Anfang der 30er Jahre war die Weltwirtschaftskrise in vielen Ländern spürbar. In Warschau fotografierte Simenon bettelnde Frauen mit Kindern, denen der Hunger ins Gesicht geschrieben stand. Der „nackte Mensch“, den Simenon laut späteren Interviews in seinen Romanen zu finden suchte, hier war er bereits.

In Wilna – heute Vilnius, Hauptstadt von Litauen, damals zu Polen gehörend – suchte er das ärmliche jüdische Viertel mit seinen maroden Holzhütten auf und fand eine Menge lachender Kinder.
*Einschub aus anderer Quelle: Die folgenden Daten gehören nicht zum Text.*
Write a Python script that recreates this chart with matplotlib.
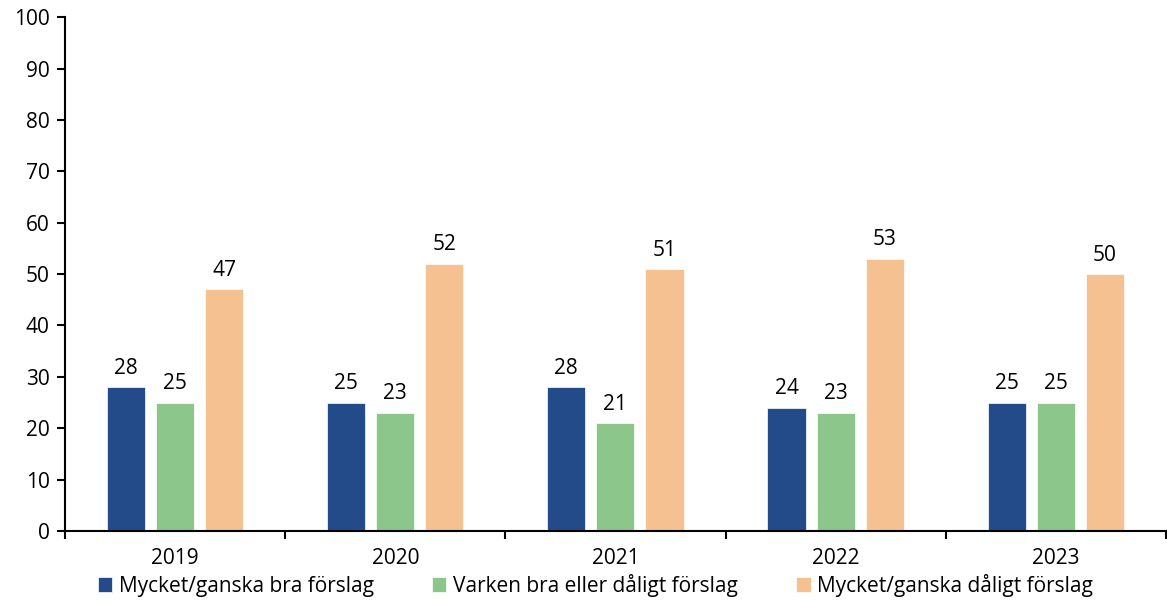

Diese Welt sollte wenige Jahre später durch die Verwerfungen des Zweiten Weltkrieges verschwunden sein.

Völker, die hungern

Die „Welt in der Krise“ zeigte sich im Osten sehr deutlich, auch in der jungen Sowjetunion, die Simenon am Schwarzen Meer, im Bereich der heutigen Ukraine und der Krim, streifte. Das Elend des Holodomors, der von Stalin und dessen menschenverachtender Wirtschaftspolitik herbeigeführten Großen Hungersnot, sah er aus nächster Nähe, doch durfte er die Missstände nicht fotografieren: Sowjetische Aufpasser begleiteten den westlichen Besucher und verboten ihm, die Wahrheit zu zeigen.

Dafür hatte er Worte. Simenon schrieb hierüber 1934 die Reportage „Völker, die hungern“ in Le jour, in der er als einer der wenigen Zeitgenossen über die sowjetische Realität berichtete.

Für ihn hatte die Fotografie keine künstlerische Bedeutung, er sah die Kamera als Werkzeug zur Illustration seiner Reportagen. Die Bilder fielen ähnlich nüchtern und zugleich ausdrucksstark aus wie seine Texte. Die Empathie für die porträtierten Menschen ist jedoch immer zu spüren. Die Ausstellung schließt eine wichtige Lücke im Werk eines Ausnahmeschriftstellers, der seine eigene, krisenhafte Zeit kritisch begleitete.

„Denn ich habe überall geschrieben, in Panama wie in Tahiti oder in Australien. Was war unser Ziel? Wo ging es hin? Irgendwohin. Nirgends. Auf der Suche wonach? Auf jeden Fall nicht nach dem Pittoresken, aber auf die Suche nach den Menschen“, heißt es in seinen „Intimen Erinnerungen“.